**JOB:** Could you write out every record below exactly, leaving out any pictures?

**STORED ROWS:**
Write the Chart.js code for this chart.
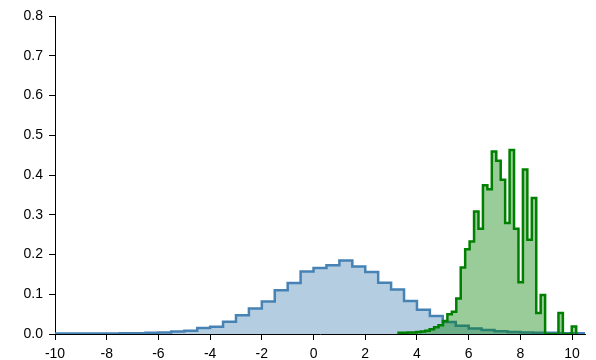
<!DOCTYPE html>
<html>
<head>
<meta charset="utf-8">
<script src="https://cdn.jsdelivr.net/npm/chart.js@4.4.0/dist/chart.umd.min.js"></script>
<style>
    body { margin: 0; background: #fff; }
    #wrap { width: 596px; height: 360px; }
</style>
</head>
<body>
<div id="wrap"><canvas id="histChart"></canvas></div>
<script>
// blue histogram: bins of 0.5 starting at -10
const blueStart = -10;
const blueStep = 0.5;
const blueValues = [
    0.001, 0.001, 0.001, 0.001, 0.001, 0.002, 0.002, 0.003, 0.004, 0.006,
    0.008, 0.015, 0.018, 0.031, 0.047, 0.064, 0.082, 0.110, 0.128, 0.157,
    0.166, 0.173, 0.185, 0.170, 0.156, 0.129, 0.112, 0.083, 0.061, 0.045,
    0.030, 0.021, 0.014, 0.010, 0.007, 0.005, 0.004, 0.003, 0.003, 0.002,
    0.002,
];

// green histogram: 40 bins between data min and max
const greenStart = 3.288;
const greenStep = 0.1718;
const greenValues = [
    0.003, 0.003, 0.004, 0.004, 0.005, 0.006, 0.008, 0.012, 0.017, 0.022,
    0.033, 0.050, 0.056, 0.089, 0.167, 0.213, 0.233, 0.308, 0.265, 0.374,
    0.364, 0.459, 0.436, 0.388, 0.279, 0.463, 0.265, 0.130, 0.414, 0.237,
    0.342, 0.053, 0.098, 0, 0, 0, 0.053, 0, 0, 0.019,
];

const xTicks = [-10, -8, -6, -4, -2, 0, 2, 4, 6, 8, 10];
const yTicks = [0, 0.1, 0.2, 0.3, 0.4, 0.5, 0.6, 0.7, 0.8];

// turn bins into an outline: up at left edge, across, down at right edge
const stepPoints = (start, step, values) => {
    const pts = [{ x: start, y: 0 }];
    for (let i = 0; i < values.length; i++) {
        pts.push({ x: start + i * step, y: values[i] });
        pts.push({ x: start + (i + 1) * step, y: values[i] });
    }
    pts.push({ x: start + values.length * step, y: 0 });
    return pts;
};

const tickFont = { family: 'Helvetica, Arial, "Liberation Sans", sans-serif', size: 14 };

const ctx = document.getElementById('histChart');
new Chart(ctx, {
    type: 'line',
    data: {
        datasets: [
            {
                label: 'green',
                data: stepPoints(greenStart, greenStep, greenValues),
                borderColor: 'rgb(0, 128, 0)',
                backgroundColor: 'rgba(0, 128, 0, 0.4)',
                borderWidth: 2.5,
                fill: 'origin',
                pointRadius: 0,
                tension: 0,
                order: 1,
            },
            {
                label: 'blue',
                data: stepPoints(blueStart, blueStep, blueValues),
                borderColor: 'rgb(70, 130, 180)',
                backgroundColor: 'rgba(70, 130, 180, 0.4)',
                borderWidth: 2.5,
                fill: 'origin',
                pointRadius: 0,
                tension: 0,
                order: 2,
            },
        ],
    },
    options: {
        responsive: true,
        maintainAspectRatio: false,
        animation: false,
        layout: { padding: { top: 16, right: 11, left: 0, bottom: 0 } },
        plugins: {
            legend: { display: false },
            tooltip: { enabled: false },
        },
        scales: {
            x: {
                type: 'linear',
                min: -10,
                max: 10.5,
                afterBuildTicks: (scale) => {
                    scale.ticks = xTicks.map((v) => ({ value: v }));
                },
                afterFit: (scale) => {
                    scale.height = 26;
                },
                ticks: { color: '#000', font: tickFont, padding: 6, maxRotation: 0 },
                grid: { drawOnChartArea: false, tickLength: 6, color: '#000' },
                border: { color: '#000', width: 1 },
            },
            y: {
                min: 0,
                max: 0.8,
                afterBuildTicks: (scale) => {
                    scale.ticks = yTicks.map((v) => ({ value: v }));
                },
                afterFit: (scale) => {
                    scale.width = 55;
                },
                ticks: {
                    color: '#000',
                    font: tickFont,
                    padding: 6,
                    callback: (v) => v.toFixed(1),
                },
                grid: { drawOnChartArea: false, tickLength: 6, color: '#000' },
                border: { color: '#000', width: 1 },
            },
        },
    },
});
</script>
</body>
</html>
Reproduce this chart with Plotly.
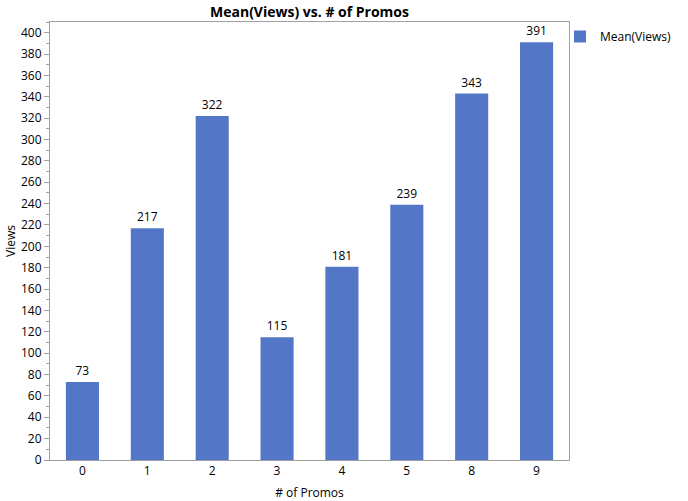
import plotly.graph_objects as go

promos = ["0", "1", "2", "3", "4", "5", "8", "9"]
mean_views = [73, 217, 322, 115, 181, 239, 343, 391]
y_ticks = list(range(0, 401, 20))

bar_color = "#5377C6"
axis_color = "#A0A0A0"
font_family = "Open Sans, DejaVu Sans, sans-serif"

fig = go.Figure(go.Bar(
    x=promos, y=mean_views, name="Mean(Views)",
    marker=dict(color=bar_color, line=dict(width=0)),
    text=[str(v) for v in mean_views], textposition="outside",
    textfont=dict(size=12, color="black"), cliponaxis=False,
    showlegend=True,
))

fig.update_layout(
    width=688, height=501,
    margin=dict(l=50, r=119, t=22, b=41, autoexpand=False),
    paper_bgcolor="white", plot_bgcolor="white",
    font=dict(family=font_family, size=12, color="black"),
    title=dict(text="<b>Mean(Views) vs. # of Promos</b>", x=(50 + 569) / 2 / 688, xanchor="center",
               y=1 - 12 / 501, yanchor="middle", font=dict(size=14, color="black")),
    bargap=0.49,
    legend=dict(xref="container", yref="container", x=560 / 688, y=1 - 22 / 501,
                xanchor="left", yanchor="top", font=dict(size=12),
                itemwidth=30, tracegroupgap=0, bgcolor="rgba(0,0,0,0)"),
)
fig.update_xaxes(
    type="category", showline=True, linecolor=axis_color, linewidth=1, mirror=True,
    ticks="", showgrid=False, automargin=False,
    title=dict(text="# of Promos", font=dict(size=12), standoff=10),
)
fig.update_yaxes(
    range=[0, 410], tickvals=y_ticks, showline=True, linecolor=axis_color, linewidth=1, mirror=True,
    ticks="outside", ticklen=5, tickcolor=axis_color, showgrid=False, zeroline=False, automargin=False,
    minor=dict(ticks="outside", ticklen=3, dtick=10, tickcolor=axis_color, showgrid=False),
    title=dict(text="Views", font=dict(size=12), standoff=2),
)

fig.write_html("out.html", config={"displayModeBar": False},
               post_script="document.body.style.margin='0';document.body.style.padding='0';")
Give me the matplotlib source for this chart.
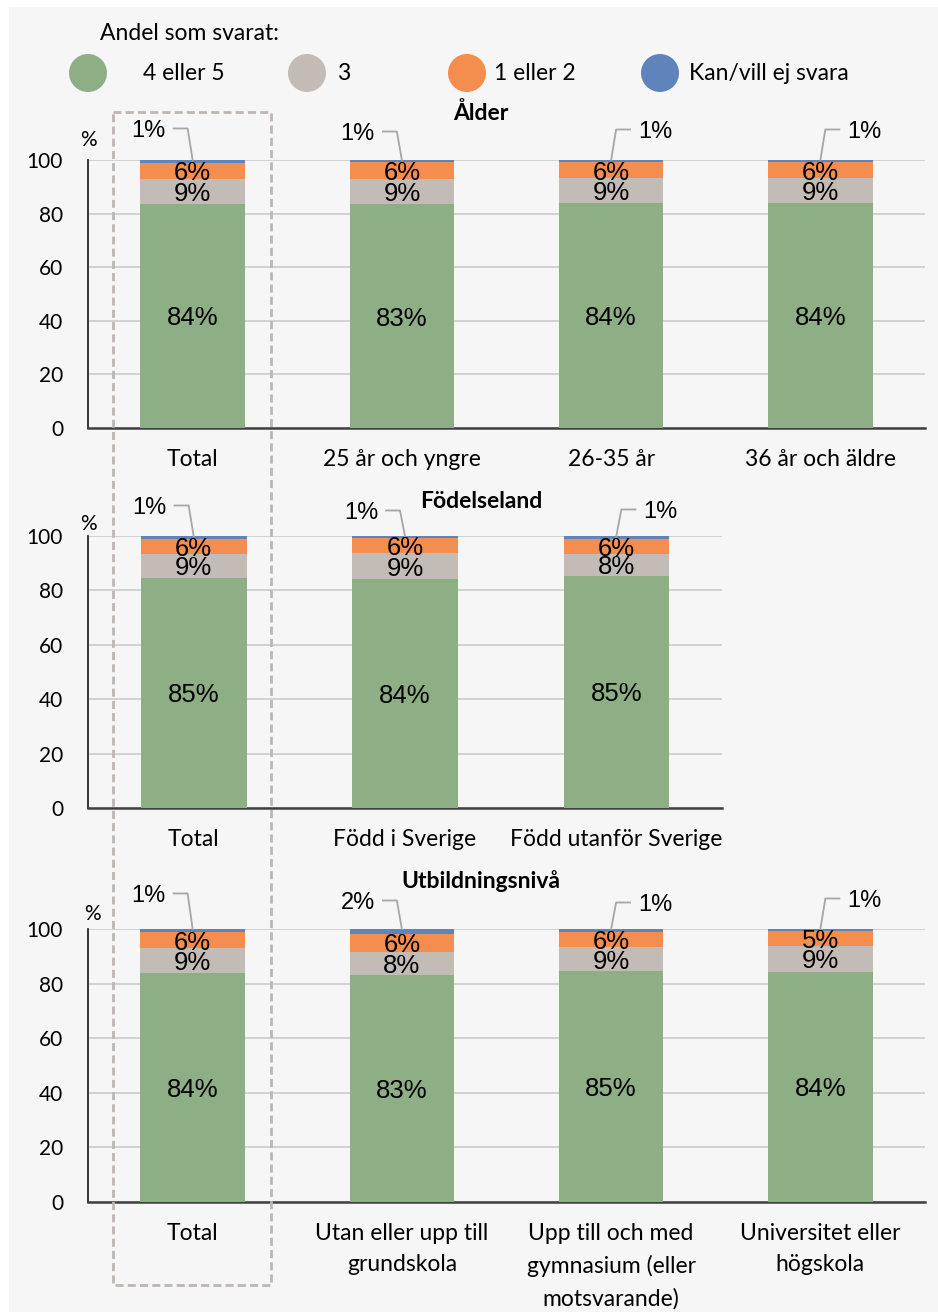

**COMPLETED EXERCISE:**
Write the Chart.js code for this chart.
<!DOCTYPE html>
<html>
<head>
<meta charset="utf-8">
<script src="https://cdn.jsdelivr.net/npm/chart.js@4.4.0/dist/chart.umd.min.js"></script>
<style>
    body { margin: 0; background: #fff; }
    #wrap { width: 596px; height: 360px; }
</style>
</head>
<body>
<div id="wrap"><canvas id="histChart"></canvas></div>
<script>
// blue histogram: bins of 0.5 starting at -10
const blueStart = -10;
const blueStep = 0.5;
const blueValues = [
    0.001, 0.001, 0.001, 0.001, 0.001, 0.002, 0.002, 0.003, 0.004, 0.006,
    0.008, 0.015, 0.018, 0.031, 0.047, 0.064, 0.082, 0.110, 0.128, 0.157,
    0.166, 0.173, 0.185, 0.170, 0.156, 0.129, 0.112, 0.083, 0.061, 0.045,
    0.030, 0.021, 0.014, 0.010, 0.007, 0.005, 0.004, 0.003, 0.003, 0.002,
    0.002,
];

// green histogram: 40 bins between data min and max
const greenStart = 3.288;
const greenStep = 0.1718;
const greenValues = [
    0.003, 0.003, 0.004, 0.004, 0.005, 0.006, 0.008, 0.012, 0.017, 0.022,
    0.033, 0.050, 0.056, 0.089, 0.167, 0.213, 0.233, 0.308, 0.265, 0.374,
    0.364, 0.459, 0.436, 0.388, 0.279, 0.463, 0.265, 0.130, 0.414, 0.237,
    0.342, 0.053, 0.098, 0, 0, 0, 0.053, 0, 0, 0.019,
];

const xTicks = [-10, -8, -6, -4, -2, 0, 2, 4, 6, 8, 10];
const yTicks = [0, 0.1, 0.2, 0.3, 0.4, 0.5, 0.6, 0.7, 0.8];

// turn bins into an outline: up at left edge, across, down at right edge
const stepPoints = (start, step, values) => {
    const pts = [{ x: start, y: 0 }];
    for (let i = 0; i < values.length; i++) {
        pts.push({ x: start + i * step, y: values[i] });
        pts.push({ x: start + (i + 1) * step, y: values[i] });
    }
    pts.push({ x: start + values.length * step, y: 0 });
    return pts;
};

const tickFont = { family: 'Helvetica, Arial, "Liberation Sans", sans-serif', size: 14 };

const ctx = document.getElementById('histChart');
new Chart(ctx, {
    type: 'line',
    data: {
        datasets: [
            {
                label: 'green',
                data: stepPoints(greenStart, greenStep, greenValues),
                borderColor: 'rgb(0, 128, 0)',
                backgroundColor: 'rgba(0, 128, 0, 0.4)',
                borderWidth: 2.5,
                fill: 'origin',
                pointRadius: 0,
                tension: 0,
                order: 1,
            },
            {
                label: 'blue',
                data: stepPoints(blueStart, blueStep, blueValues),
                borderColor: 'rgb(70, 130, 180)',
                backgroundColor: 'rgba(70, 130, 180, 0.4)',
                borderWidth: 2.5,
                fill: 'origin',
                pointRadius: 0,
                tension: 0,
                order: 2,
            },
        ],
    },
    options: {
        responsive: true,
        maintainAspectRatio: false,
        animation: false,
        layout: { padding: { top: 16, right: 11, left: 0, bottom: 0 } },
        plugins: {
            legend: { display: false },
            tooltip: { enabled: false },
        },
        scales: {
            x: {
                type: 'linear',
                min: -10,
                max: 10.5,
                afterBuildTicks: (scale) => {
                    scale.ticks = xTicks.map((v) => ({ value: v }));
                },
                afterFit: (scale) => {
                    scale.height = 26;
                },
                ticks: { color: '#000', font: tickFont, padding: 6, maxRotation: 0 },
                grid: { drawOnChartArea: false, tickLength: 6, color: '#000' },
                border: { color: '#000', width: 1 },
            },
            y: {
                min: 0,
                max: 0.8,
                afterBuildTicks: (scale) => {
                    scale.ticks = yTicks.map((v) => ({ value: v }));
                },
                afterFit: (scale) => {
                    scale.width = 55;
                },
                ticks: {
                    color: '#000',
                    font: tickFont,
                    padding: 6,
                    callback: (v) => v.toFixed(1),
                },
                grid: { drawOnChartArea: false, tickLength: 6, color: '#000' },
                border: { color: '#000', width: 1 },
            },
        },
    },
});
</script>
</body>
</html>
Reproduce this chart with Plotly.
import plotly.graph_objects as go

promos = ["0", "1", "2", "3", "4", "5", "8", "9"]
mean_views = [73, 217, 322, 115, 181, 239, 343, 391]
y_ticks = list(range(0, 401, 20))

bar_color = "#5377C6"
axis_color = "#A0A0A0"
font_family = "Open Sans, DejaVu Sans, sans-serif"

fig = go.Figure(go.Bar(
    x=promos, y=mean_views, name="Mean(Views)",
    marker=dict(color=bar_color, line=dict(width=0)),
    text=[str(v) for v in mean_views], textposition="outside",
    textfont=dict(size=12, color="black"), cliponaxis=False,
    showlegend=True,
))

fig.update_layout(
    width=688, height=501,
    margin=dict(l=50, r=119, t=22, b=41, autoexpand=False),
    paper_bgcolor="white", plot_bgcolor="white",
    font=dict(family=font_family, size=12, color="black"),
    title=dict(text="<b>Mean(Views) vs. # of Promos</b>", x=(50 + 569) / 2 / 688, xanchor="center",
               y=1 - 12 / 501, yanchor="middle", font=dict(size=14, color="black")),
    bargap=0.49,
    legend=dict(xref="container", yref="container", x=560 / 688, y=1 - 22 / 501,
                xanchor="left", yanchor="top", font=dict(size=12),
                itemwidth=30, tracegroupgap=0, bgcolor="rgba(0,0,0,0)"),
)
fig.update_xaxes(
    type="category", showline=True, linecolor=axis_color, linewidth=1, mirror=True,
    ticks="", showgrid=False, automargin=False,
    title=dict(text="# of Promos", font=dict(size=12), standoff=10),
)
fig.update_yaxes(
    range=[0, 410], tickvals=y_ticks, showline=True, linecolor=axis_color, linewidth=1, mirror=True,
    ticks="outside", ticklen=5, tickcolor=axis_color, showgrid=False, zeroline=False, automargin=False,
    minor=dict(ticks="outside", ticklen=3, dtick=10, tickcolor=axis_color, showgrid=False),
    title=dict(text="Views", font=dict(size=12), standoff=2),
)

fig.write_html("out.html", config={"displayModeBar": False},
               post_script="document.body.style.margin='0';document.body.style.padding='0';")
Give me the matplotlib source for this chart.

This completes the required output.